Coming back to this script now, I think this script is buggy and doesn't even do a good job of satisfying its main requirement. Firstly, the random selection could populate the same value in each column. Secondly, because the script doesn't have contextual information about the data, it can combine columns from different rows that may be semantically inaccurate.
But it must have worked for a limited use-case and I had the pleasure of discovering __DATA__
, tell
, map
, seek
and other file operations in Perl. The script had comments and the logic straightforward when I read it again now. By changing __DATA__
any generic table of rows can be mix and matched.
3) Number of files of certain type
var recursive = require('recursive-readdir');
const path = require('path');
const readline = require('readline');
const rl = readline.createInterface({
input: process.stdin,
output: process.stdout
});
var dir, ext;
function readParams() {
readPathAndExt();
}
function readPathAndExt() {
rl.question('Enter the root folder path: ', function(answer){
dir = answer;
readExt();
})
}
function readExt() {
rl.question('Enter the target file extension: ', function(answer){
ext = answer;
rl.close();
callRecursive();
});
}
function callRecursive() {
recursive(dir, [ignoreFunc], function(err, files){
console.log("Total number of files are: ", files.length);
console.log("Total number of target files are: ", numFiles);
});
}
var numFiles = 0;
/**
* Always return false to process all files. Using this only to count no of target files.
*/
function ignoreFunc(file, stats) {
path.extname(file) == '.'.concat(ext) ? ++numFiles : 0;
return false;
}
//main
function main() {
readParams();
}
main();
A script that I wrote ~8yrs ago to print number of files of a particular file extension. I could have just used find /path/to/folder -type f -name "*.ext" | wc -l
but I decided to implement a javascript utility program. It was a classic NIH (Not Invented Here) itch that I tried to scratch but I must have had an absolute blast learning about npm modules like path
, readline
and recursive-readdir
. It was both silly and useful with user interaction to boot. Reading it now, I am embarrassed that it used global variables and no error handling but that is the point of quick and dirty scripts like this which will never see the light of production.
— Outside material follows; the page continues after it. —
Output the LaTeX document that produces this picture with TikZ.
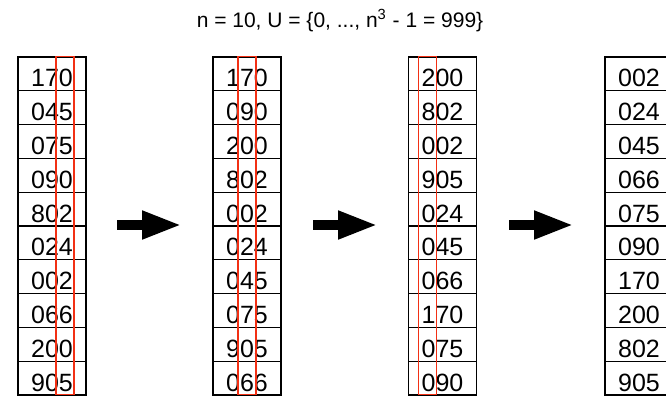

4) Magic 8 Ball answer generator.
# frozen_string_literal: true
##
# This class represents the Magic 8 Ball.
#
# Create `answers.txt` in the same directory as the script and
# add below lines to the file:
#
# Most likely
# You may rely on it
# Ask Again Later
# It is certain
# My reply is No
# My sources say No
# Outlook good
# Signs point to Yes
# Very doubtful
# Without a doubt
# Yes
#
# Run it like below:
#
# require 'magic8ball'
# magic8ball = Magic8Ball.new
# print magic8ball.ask("Will it rain today?")
class Magic8Ball
# Public: Setup magic 8 ball.
#
# answers_file_path - path to a file which contains list of possible answers.
# Defaults to the file within the app directory.
#
# consistency - If true, then same question will always yield same random answer.
# If not, it returns a random answer everytime even for same question.
#
# Returns nothing.
def initialize(answers_file_path:File.join(File.dirname(__FILE__), 'answers.txt'), consistency:false)
@answers = []
File.open(answers_file_path).each do |answer|
@answers.push(answer.chomp)
end
@consistency = consistency
end
# Public: Main method to ask a question to magic 8 ball.
#
# question - question that is asked to magic 8 ball. Cannot be nil.
#
# Returns the answer.
def ask(question=nil)
return "You must ask a question!" unless question
if @consistency
hash = 0
question.split.each do |word|
hash += word.ord
end
return @answers[hash % (@answers.length() - 1)]
else
return @answers[rand(0..(@answers.length() - 1))]
end
end
end
This script doesn't serve me anything practical other than putting a smile on my face. It is supposed to be a magic crystal used by an oracle who prophesize answer to your questions. Goofy and I love it. I actually ported it to Ruby from someone else's Perl version. Git history shows ~2yrs ago. I must have been bitten by Ruby bug again. I always loved Ruby as a language and read many books about it but never had a chance to work on it professionally - this script could have been my unconscious bias to compensate for that lack.
Epilogue
In my long career as a software engineer, there were many more utility scripts (both fun and silly) that I had written either for side-project or work that I don't have the space or patience to cover in this article. The bottom line is, programming away the mundane gives a pretext to experiment with various ideas in my mind and a cathartic release (psychologically speaking) for producing something creative to meet my own ends rather than as a trade artifact to be used in the machinary of capitalism in exchange for profit.